Referred to as “Class III Plus,” the plan “aims to build upon the current pricing system, recent proposals by dairy cooperatives, and dairy farmer petitions to define a better Class I pricing system,” the group stated.
“Our proposal looks to the future. It would make lasting changes to the milk pricing system that will limit negative PPDs in the future and the possible negative effects from future crises,” DBA President Amy Penterman, a Wisconsin dairy farmer, said.

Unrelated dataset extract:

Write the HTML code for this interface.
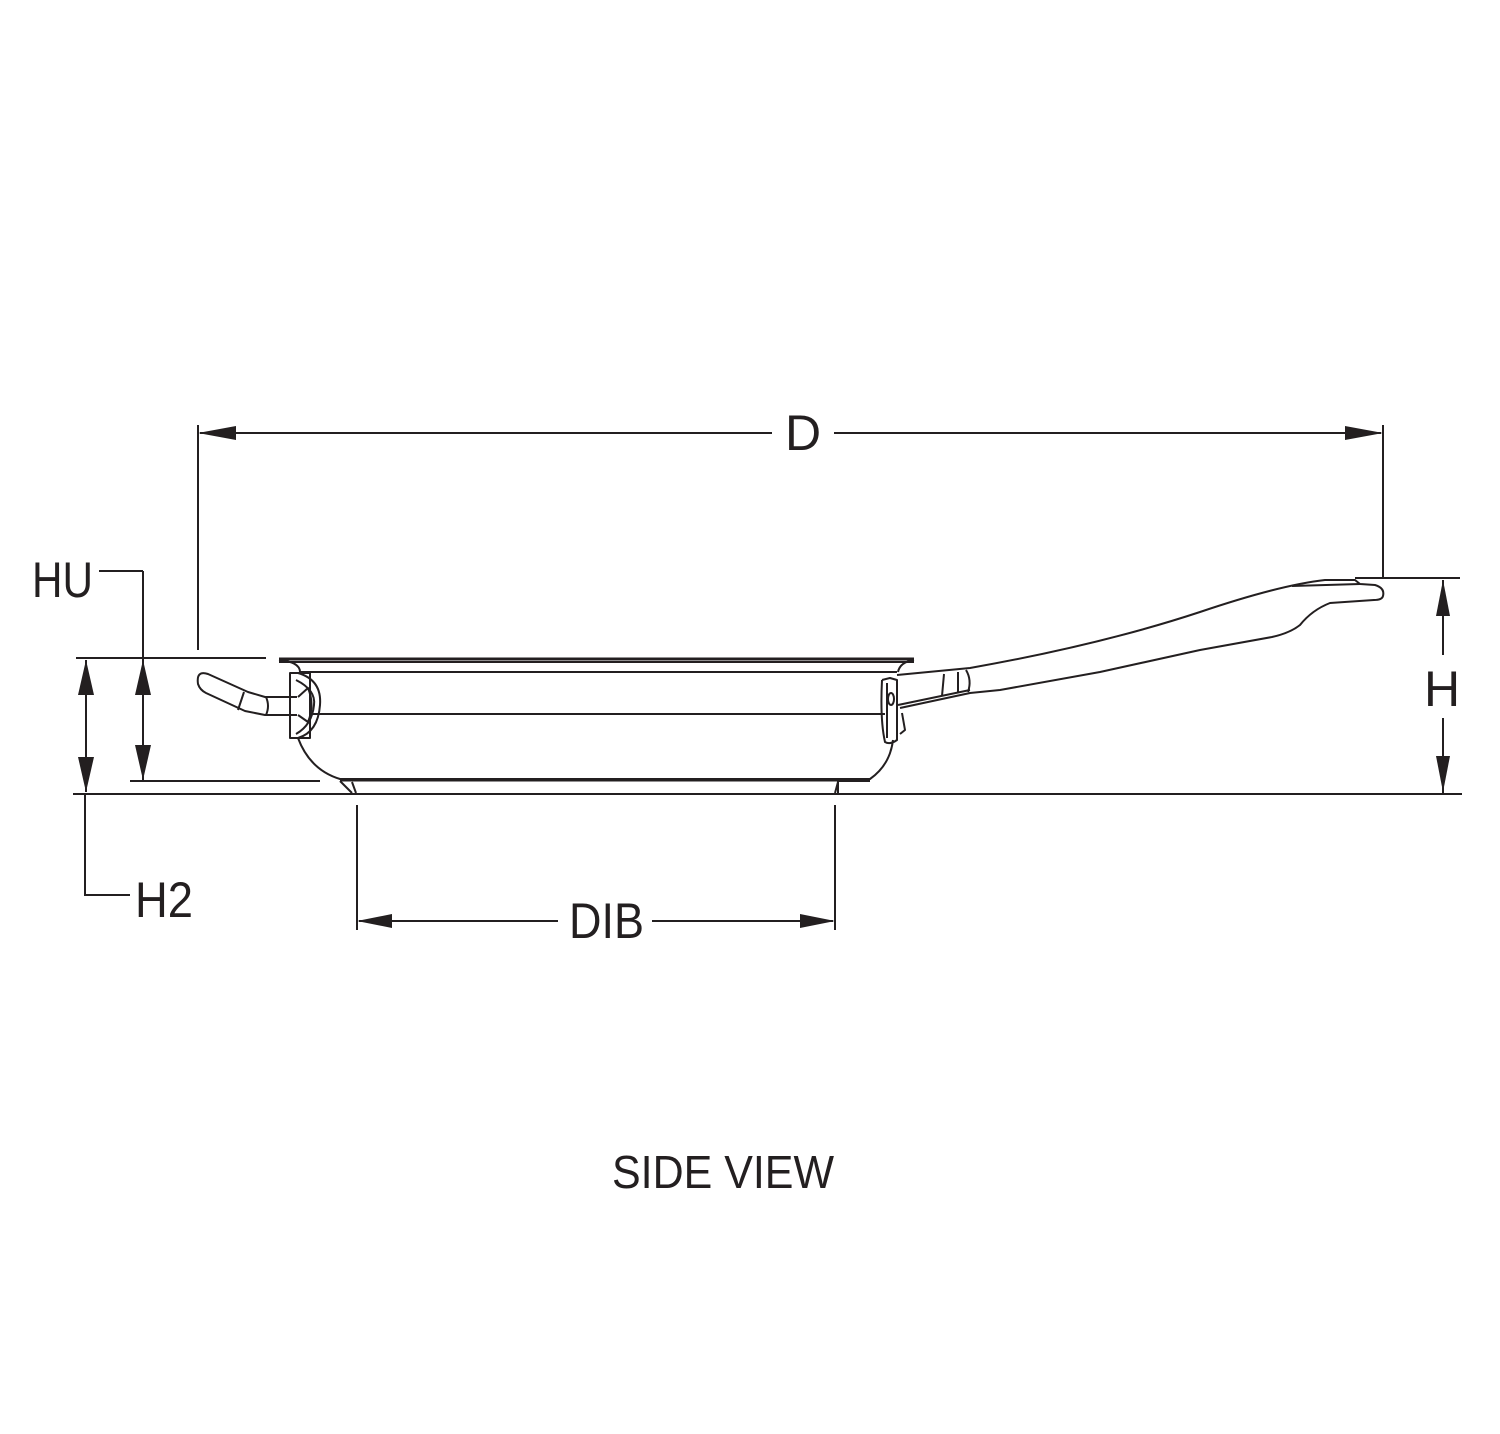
<!DOCTYPE html>
<html><head><meta charset="utf-8"><style>html,body{margin:0;padding:0;background:#fff}svg{display:block}</style></head>
<body>
<svg width="1500" height="1434" viewBox="0 0 1500 1434" xmlns="http://www.w3.org/2000/svg">
<defs>
<marker id="a" viewBox="0 0 12 12" refX="12" refY="6" markerWidth="12" markerHeight="12" markerUnits="userSpaceOnUse" orient="auto"></marker>
</defs>
<g stroke="#231f20" stroke-width="2" fill="none">
<!-- D dimension -->
<line x1="198" y1="425" x2="198" y2="650"/>
<line x1="1383" y1="425" x2="1383" y2="578"/>
<line x1="200" y1="433" x2="772" y2="433"/>
<line x1="834" y1="433" x2="1381" y2="433"/>
<!-- H dimension -->
<line x1="1355" y1="578" x2="1460" y2="578"/>
<line x1="1443" y1="580" x2="1443" y2="655"/>
<line x1="1443" y1="718" x2="1443" y2="793"/>
<!-- baseline -->
<line x1="73" y1="794" x2="1462" y2="794"/>
<!-- left dims -->
<line x1="76" y1="658" x2="266" y2="658"/>
<line x1="130" y1="781" x2="320" y2="781"/>
<line x1="86" y1="660" x2="86" y2="792"/>
<line x1="143" y1="571" x2="143" y2="780"/>
<polyline points="99,571 143,571"/>
<polyline points="85,794 85,895 130,895"/>
<!-- DIB -->
<line x1="357" y1="805" x2="357" y2="930"/>
<line x1="835" y1="805" x2="835" y2="930"/>
<line x1="359" y1="921" x2="558" y2="921"/>
<line x1="652" y1="921" x2="833" y2="921"/>
</g>
<g fill="#231f20">
<polygon points="198,433 236,426 236,440"/>
<polygon points="1383,433 1345,426 1345,440"/>
<polygon points="1443,580 1436,616 1450,616"/>
<polygon points="1443,792 1436,756 1450,756"/>
<polygon points="86,660 78,695 94,695"/>
<polygon points="86,792 78,757 94,757"/>
<polygon points="143,660 135,695 151,695"/>
<polygon points="143,780 135,745 151,745"/>
<polygon points="357,921 392,914 392,928"/>
<polygon points="835,921 800,914 800,928"/>
</g>
<g font-family="'Liberation Sans Narrow','Liberation Sans',sans-serif" fill="#231f20" font-size="50">
<text x="803" y="450" text-anchor="middle">D</text>
<text x="1442" y="706" text-anchor="middle">H</text>
<text x="32" y="597" textLength="61" lengthAdjust="spacingAndGlyphs">HU</text>
<text x="135" y="917" textLength="58" lengthAdjust="spacingAndGlyphs">H2</text>
<text x="569" y="938" textLength="75" lengthAdjust="spacingAndGlyphs">DIB</text>
<text x="612" y="1188" font-size="46" textLength="222" lengthAdjust="spacingAndGlyphs">SIDE VIEW</text>
</g>
<!-- pan -->
<g stroke="#231f20" stroke-width="2" fill="none" stroke-linejoin="round">
<line x1="279" y1="659" x2="914" y2="659" stroke-width="3"/>
<line x1="279" y1="662" x2="914" y2="662"/>
<path d="M279,660 Q300,662 300,672"/>
<path d="M914,660 Q900,662 898,672"/>
<line x1="300" y1="672" x2="897" y2="672"/>
<line x1="310" y1="714" x2="885" y2="714"/>
<path d="M298,738 Q310,770 340,779 L870,779 Q890,765 893,740"/>
<path d="M340,781 L352,793 M870,781 L838,781 L838,793"/>
<line x1="340" y1="780" x2="870" y2="780" stroke-width="3"/>
<path d="M352,782 L356,793 M838,782 L835,793"/>
<!-- left handle -->
<path d="M297,697 L265,697 L248,692 L208,674 Q196,670 198,684 Q200,690 206,693 L245,711 L265,715 L297,715"/>
<path d="M244,692 L238,710 M266,697 Q270,706 266,715"/>
<rect x="290" y="673" width="20" height="65"/>
<path d="M298,673 Q322,680 320,705 Q318,732 298,738"/>
<path d="M296,680 Q316,690 314,705 Q312,725 296,734"/>
<path d="M298,697 L308,688 Q315,705 308,722 L298,715"/>
<!-- right handle -->
<path d="M897,675 L970,668 Q1100,645 1200,612 Q1280,585 1325,580 L1355,580 L1360,584 L1375,585 Q1385,588 1383,596 Q1382,600 1374,600 L1330,603 Q1312,610 1300,625 Q1290,633 1272,637 L1200,650 L1100,672 L1000,690 L970,693 L900,708"/>
<line x1="1292" y1="586" x2="1360" y2="584"/>
<path d="M882,680 L890,678 L897,680 L897,740 Q890,745 885,742 Q880,720 882,680"/>
<path d="M887,683 L887,738"/>
<ellipse cx="891" cy="699" rx="3" ry="6"/>
<path d="M902,713 L905,730 L900,734"/>
<path d="M944,674 L942,696 M958,672 L958,693 M966,670 Q972,680 968,692"/>
<path d="M898,705 L970,690"/>
</g>
</svg>
</body></html>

“The Class III Plus proposal would, among other things, tie the Class I (fluid) skim milk price to the Class III (cheese) skim milk price plus an adjuster and do away with advanced pricing, a cause of the negative PPDs last year. The proposal is also revenue-neutral, therefore more equitable among farmers, processors and customers.”
“The recent call by cooperatives within the National Milk Producers Federation for an emergency FMMO hearing includes a proposal that improves a few components of the current pricing structure, but largely focuses on the short term and revenue that farmers did not earn in 2020,” the four groups said.
In the week ending April 17, 60,400 dairy cows were sent to slaughter, down 100 from the previous week and 7,400 or 10.9% less than that week a year ago.
The Agriculture Department’s latest Crop Progress report shows that 17% of the U.S. corn crop has been planted, as of the week ending April 25. That’s 7% behind a year ago and 3% behind the five-year average. The report shows 3% is emerged, unchanged from a year ago.
The data shows 8% of the soybeans are in the ground, up 1% from a year ago and 3% ahead of the five year average, and 12% of the cotton crop has been planted, 1% below a year ago but 1% ahead of the five year average.
Cooperatives Working Together (CWT) members accepted ten offers of export assistance this week from CWT that helped capture sales of 524,700 pounds of cheese and 826,734 pounds of butter. The product is going to customers in Asia, Central America, North Africa, and South Africa from May through August 2021.
CWT’s 2021 sales total 14.2 million pounds of American-type cheeses, 9.9 million pounds of butter (82% milkfat), 5.8 million pounds of Anhydrous Milk Fat, 15.8 million pounds of whole milk powder, and 4.7 million of cream cheese. The products are going to 26 countries and the equivalent of 664.6 million pounds of milk on a milkfat basis.